The rebelliousness of rock music is one of its major appeals, and a new campaign by the state attorney general's office will attempt to use that spirit to get teen-agers to rebel against drugs, officials announced Tuesday.
The campaign, called Rock Against Drugs, will use rock stars in music video-like public service announcements for broadcast on cable's MTV, national and local television stations and in theaters, Atty. Gen. John Van de Kamp told a press conference at his Wilshire District offices.
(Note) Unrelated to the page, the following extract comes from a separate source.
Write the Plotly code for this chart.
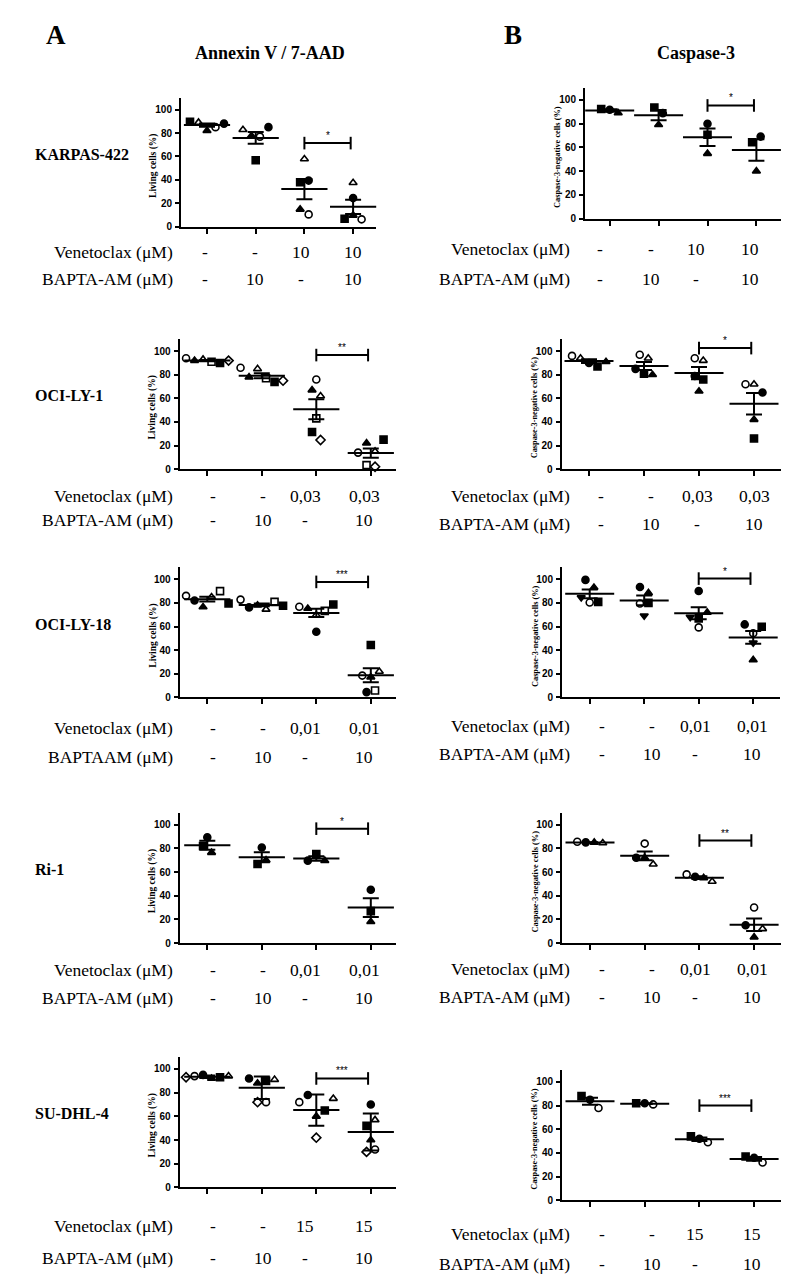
import numpy as np
import plotly.graph_objects as go

W, H = 795, 1274

# ---------------- data ----------------
# treatment groups (x categories): control, BAPTA-AM, venetoclax, venetoclax + BAPTA-AM
groups = [0, 1, 2, 3]

cell_lines = ["KARPAS-422", "OCI-LY-1", "OCI-LY-18", "Ri-1", "SU-DHL-4"]
ven_doses = ["10", "0,03", "0,01", "0,01", "15"]
bapta_row = ["-", "10", "-", "10"]
bapta_labels_a = ["BAPTA-AM (μM)", "BAPTA-AM (μM)", "BAPTAAM (μM)", "BAPTA-AM (μM)", "BAPTA-AM (μM)"]
bapta_labels_b = ["BAPTA-AM (μM)"] * 5

# Annexin V / 7-AAD (living cells %), one list per group, one value per donor
karpas_av_sym = ["square", "triangle-up-open", "triangle-up", "circle-open", "circle"]
karpas_av = [[89.6, 89, 82, 85, 88], [56.8, 82.8, 77.7, 76.9, 85],
             [38.1, 57.9, 15, 10.7, 39.5], [7, 37.6, 9.9, 6.5, 24.6]]
ocily1_av_sym = ["circle-open", "triangle-up", "triangle-up-open", "square-open", "square", "diamond-open"]
ocily1_av = [[94, 92, 93, 91, 90, 92], [86, 78, 85, 77, 74, 75],
             [76, 67, 62, 43, 31.5, 24.7], [14, 22, 15, 3.4, 25, 2]]
ocily18_av_sym = ["circle-open", "circle", "triangle-up", "triangle-up-open", "square-open", "square"]
ocily18_av = [[86, 82, 76.6, 85, 90, 79.5], [82.8, 76.2, 78, 74.5, 80.9, 77.6],
              [76.7, 55.6, 75.3, 69.7, 73.3, 78.7], [18.5, 4.5, 17.2, 22, 5.9, 44.4]]
ri1_av_sym = ["circle", "square", "triangle-up"]
ri1_av = [[89.3, 82, 76.4], [80.7, 66.7, 70], [69.6, 75.2, 69.6], [45, 27, 18]]
sudhl4_av_sym = ["diamond-open", "circle-open", "circle", "triangle-up", "square", "triangle-up-open"]
sudhl4_av = [[93, 94, 95, 92, 93, 94], [72, 72, 92, 88, 90, 91],
             [42, 72, 78, 60, 65, 75], [30, 32, 70, 40, 52, 57]]

# Caspase-3 (caspase-3-negative cells %)
karpas_c3_sym = ["square", "circle", "triangle-up"]
karpas_c3 = [[92.3, 91.7, 89], [93.6, 88.8, 79], [70.7, 79.9, 54.8], [64.3, 69.1, 40]]
ocily1_c3_sym = ["circle-open", "triangle-up-open", "circle", "square", "triangle-up"]
ocily1_c3 = [[96, 94, 90, 87, 91], [97, 94, 85, 81, 80], [94, 92, 79, 76, 66], [72, 72, 65, 26, 42]]
ocily18_c3_sym = ["circle", "triangle-down", "circle-open", "square", "triangle-up"]
ocily18_c3 = [[99.5, 84.6, 80.4, 80.9, 93], [93.5, 69.1, 79.5, 80, 88.5],
              [90.1, 68, 59.3, 66.9, 72], [61.8, 46.3, 54.3, 59.8, 31.8]]
ri1_c3_sym = ["circle-open", "circle", "triangle-up", "triangle-up-open"]
ri1_c3 = [[85.5, 85, 85, 84.5], [84, 72, 72, 66.6], [58, 56, 55, 52], [30, 15, 5, 12]]
sudhl4_c3_sym = ["square", "circle", "circle-open"]
sudhl4_c3 = [[88, 85, 78], [82, 82, 81], [54, 52, 49], [37, 36, 32]]

# error-bar type per cell line (the SU-DHL-4 Annexin panel shows SD, others SEM)
err_av = ["sem", "sem", "sem", "sem", "sd"]
err_c3 = ["sem", "sem", "sem", "sem", "sem"]

# significance brackets (venetoclax vs venetoclax + BAPTA-AM)
sig_av = ["*", "**", "***", "*", "***"]
sig_av_y = [71.4, 96.7, 97.8, 96.6, 92]
sig_c3 = ["*", "*", "*", "**", "***"]
sig_c3_y = [95.3, 102.6, 100.6, 86.6, 80]

y_ticks = [0, 20, 40, 60, 80, 100]

# ---------------- layout geometry (pixels) ----------------
geo_a = [
    dict(xl=173, xr=368, c0=199, dx=48.7, y0=220, k=1.18, ven=245, bap=272, cols=[197, 247, 293, 345]),
    dict(xl=171.7, xr=388, c0=199.3, dx=54.5, y0=463.3, k=1.185, ven=490, bap=514, cols=[205, 255, 297, 356]),
    dict(xl=171.7, xr=388, c0=199.3, dx=54.5, y0=692.7, k=1.187, ven=723, bap=753, cols=[205, 255, 297, 356]),
    dict(xl=171.7, xr=388, c0=199.3, dx=54.5, y0=939.5, k=1.19, ven=967, bap=995, cols=[205, 255, 297, 356]),
    dict(xl=171.7, xr=388, c0=199.3, dx=54.5, y0=1185, k=1.19, ven=1224, bap=1256, cols=[205, 255, 297, 356]),
]
geo_b = [
    dict(xl=577, xr=773, c0=601.7, dx=48.9, y0=211.7, k=1.194, ven=242, bap=272, cols=[592, 643, 688, 742]),
    dict(xl=553.5, xr=773, c0=581, dx=55, y0=463.3, k=1.185, ven=490, bap=518, cols=[593, 643, 689, 746]),
    dict(xl=554, xr=772, c0=581.7, dx=54.5, y0=692.7, k=1.187, ven=721, bap=750, cols=[594, 644, 687, 744]),
    dict(xl=554, xr=773, c0=582, dx=54.7, y0=939.5, k=1.19, ven=966, bap=994, cols=[594, 644, 687, 744]),
    dict(xl=554, xr=773, c0=582, dx=54.7, y0=1198, k=1.19, ven=1232, bap=1262, cols=[594, 644, 687, 744]),
]

SERIF = "Liberation Serif"
SANS = "Liberation Sans"
TABLE_SIZE = 17.5


def fx(px):
    return px / W


def fy(py):
    return 1 - py / H


def spread(values, k, dx, mpx=8.5):
    vals = np.asarray(values, float)
    order = np.argsort(-vals, kind="stable")
    offs = np.zeros(len(vals))
    clusters, cur = [], [order[0]]
    for j in order[1:]:
        if abs(vals[cur[-1]] - vals[j]) * k < mpx:
            cur.append(j)
        else:
            clusters.append(cur)
            cur = [j]
    clusters.append(cur)
    for c in clusters:
        m = len(c)
        for r, j in enumerate(sorted(c)):
            offs[j] = (r - (m - 1) / 2) * mpx / dx
    return offs


fig = go.Figure()
layout = dict(width=W, height=H, margin=dict(l=0, r=0, t=0, b=0),
              paper_bgcolor="white", plot_bgcolor="white", showlegend=False)
annotations = []

panels = []
av_sets = [(karpas_av, karpas_av_sym), (ocily1_av, ocily1_av_sym), (ocily18_av, ocily18_av_sym),
           (ri1_av, ri1_av_sym), (sudhl4_av, sudhl4_av_sym)]
c3_sets = [(karpas_c3, karpas_c3_sym), (ocily1_c3, ocily1_c3_sym), (ocily18_c3, ocily18_c3_sym),
           (ri1_c3, ri1_c3_sym), (sudhl4_c3, sudhl4_c3_sym)]
for r in range(5):
    panels.append(dict(g=geo_a[r], data=av_sets[r][0], sym=av_sets[r][1], sig=sig_av[r], sig_y=sig_av_y[r],
                       err=err_av[r], side="A", row=r, ytitle="Living cells (%)", tsize=9.5, mw=33))
    panels.append(dict(g=geo_b[r], data=c3_sets[r][0], sym=c3_sets[r][1], sig=sig_c3[r], sig_y=sig_c3_y[r],
                       err=err_c3[r], side="B", row=r, ytitle="Caspase-3-negative cells (%)", tsize=8.3, mw=35))

YMAX = 110
for i, p in enumerate(panels):
    n = i + 1
    g = p["g"]
    xname = "x" if n == 1 else f"x{n}"
    yname = "y" if n == 1 else f"y{n}"
    xkey = "xaxis" if n == 1 else f"xaxis{n}"
    ykey = "yaxis" if n == 1 else f"yaxis{n}"
    ytop = g["y0"] - YMAX * g["k"]
    layout[xkey] = dict(domain=[fx(g["xl"]), fx(g["xr"])],
                        range=[(g["xl"] - g["c0"]) / g["dx"], (g["xr"] - g["c0"]) / g["dx"]],
                        anchor=yname, showline=True, linecolor="black", linewidth=2,
                        ticks="outside", ticklen=5, tickwidth=2, tickcolor="black",
                        tickvals=groups, showticklabels=False, showgrid=False, zeroline=False)
    layout[ykey] = dict(domain=[fy(g["y0"]), fy(ytop)], range=[0, YMAX], anchor=xname,
                        showline=True, linecolor="black", linewidth=2,
                        ticks="outside", ticklen=4, tickwidth=1.5, tickcolor="black",
                        tickvals=y_ticks, ticklabelstandoff=1,
                        tickfont=dict(family=SANS, size=10, color="black", weight="bold"),
                        showgrid=False, zeroline=False)

    data = p["data"]
    means = [float(np.mean(v)) for v in data]
    if p["err"] == "sd":
        errs = [float(np.std(v, ddof=1)) for v in data]
    else:
        errs = [float(np.std(v, ddof=1) / np.sqrt(len(v))) for v in data]

    # mean line + error bar
    fig.add_trace(go.Scatter(x=groups, y=means, mode="markers", xaxis=xname, yaxis=yname,
                             cliponaxis=False, hoverinfo="skip",
                             marker=dict(symbol="line-ew", size=p["mw"], color="black",
                                         line=dict(width=2, color="black")),
                             error_y=dict(type="data", array=errs, visible=True, color="black",
                                          thickness=2, width=8)))
    # individual donors
    xs, ys, ss = [], [], []
    for gi, vals in enumerate(data):
        offs = spread(vals, g["k"], g["dx"])
        for j, v in enumerate(vals):
            xs.append(gi + offs[j])
            ys.append(v)
            ss.append(p["sym"][j])
    fig.add_trace(go.Scatter(x=xs, y=ys, mode="markers", xaxis=xname, yaxis=yname,
                             cliponaxis=False, hoverinfo="skip",
                             marker=dict(symbol=ss, size=7, color="black",
                                         line=dict(width=1.6, color="black"))))
    # significance bracket
    fig.add_trace(go.Scatter(x=[2, 2.95], y=[p["sig_y"], p["sig_y"]], mode="lines+markers",
                             xaxis=xname, yaxis=yname, cliponaxis=False, hoverinfo="skip",
                             line=dict(color="black", width=2),
                             marker=dict(symbol="line-ns", size=9, color="black",
                                         line=dict(width=2, color="black"))))
    annotations.append(dict(xref=xname, yref=yname, x=2.475, y=p["sig_y"], yanchor="bottom",
                            text=p["sig"], showarrow=False, yshift=0,
                            font=dict(family=SANS, size=10, color="black")))
    # y-axis title
    annotations.append(dict(xref="paper", yref="paper", x=fx(g["xl"] - 27),
                            y=fy(g["y0"] - 52 * g["k"]), text=f"<b>{p['ytitle']}</b>",
                            textangle=-90, showarrow=False, xanchor="center", yanchor="middle",
                            font=dict(family=SERIF, size=p["tsize"], color="black")))
    # treatment table
    r = p["row"]
    lab_right = 167 if p["side"] == "A" else 564
    bap_label = bapta_labels_a[r] if p["side"] == "A" else bapta_labels_b[r]
    ven_row = ["-", "-", ven_doses[r], ven_doses[r]]
    for txt, yy in (("Venetoclax (μM)", g["ven"]), (bap_label, g["bap"])):
        annotations.append(dict(xref="paper", yref="paper", x=fx(lab_right), y=fy(yy),
                                xanchor="right", yanchor="middle", text=txt, showarrow=False,
                                font=dict(family=SERIF, size=TABLE_SIZE, color="black")))
    for row_vals, yy in ((ven_row, g["ven"]), (bapta_row, g["bap"])):
        for cx, t in zip(g["cols"], row_vals):
            annotations.append(dict(xref="paper", yref="paper", x=fx(cx), y=fy(yy),
                                    xanchor="center", yanchor="middle", text=t, showarrow=False,
                                    font=dict(family=SERIF, size=TABLE_SIZE, color="black")))
    # cell-line label
    if p["side"] == "A":
        annotations.append(dict(xref="paper", yref="paper", x=fx(25), y=fy(g["y0"] - 62 * g["k"]),
                                xanchor="left", yanchor="middle", text=f"<b>{cell_lines[r]}</b>",
                                showarrow=False, font=dict(family=SERIF, size=16, color="black")))

# headers
for txt, x, y, s in (("A", 48, 27, 27), ("B", 505, 27, 27),
                     ("Annexin V / 7-AAD", 262, 45, 18), ("Caspase-3", 688, 45, 18)):
    annotations.append(dict(xref="paper", yref="paper", x=fx(x), y=fy(y), xanchor="center",
                            yanchor="middle", text=f"<b>{txt}</b>", showarrow=False,
                            font=dict(family=SERIF, size=s, color="black")))

layout["annotations"] = annotations
fig.update_layout(**layout)
fig.write_html("out.html")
Record producer Danny Goldberg, who will produce the spots for Van de Kamp's office, said Gene Simmons of the rock group Kiss; Belinda Carlisle, former lead singer of the Go-Go's, and Steve Jones, former lead guitarist with the Sex Pistols, have agreed to participate.
Goldberg, who manages the musical careers of Carlisle and "Miami Vice's" Don Johnson, among others, said he wants to do something other anti-drug campaigns have not--use artists, such as heavy metal acts, who appeal to the rebellious spirit of teen-agers.
"Heavy metal is one of the types of music that particularly appeals to teen-agers and especially teen-aged males," he said. "And if you want to reach that audience, that's the language that they trust and they speak."
Goldberg said he wants the spots for the new campaign to convey the type of energy, arrogance and defiance that typifies rock 'n' roll.
"Those attitudes have to be turned against drugs as well as against authority figures who they may resent," he said.
Van de Kamp agreed.
"If we can . . . get them to understand that saying 'no' to drugs is simply rebelling against their parents and the generations of the past, we'd make it an enormous success," he said.
Van de Kamp also unveiled a soft rock anti-drug television spot, produced in English and Spanish, that will be distributed to MTV, television stations and theaters as part of the existing Be an Original campaign.
The spots, done in the polished style and flashy colors of Lionel Richie's "All Night Long" video, feature a teen-age girl skateboarding around a city neighborhood to the refrain of "Don't let a friend push you into taking drugs. You've got the right to say 'No.' "
The first group of spots from the Be an Original campaign urged youngsters not to ride with a drinking driver and received millions of dollars worth of free air play on MTV and TV stations, Van de Kamp said.
He said a statewide survey sponsored by his office earlier this year showed that more than half of California's teen-agers experimented with illegal drugs by the middle of their junior year in high school.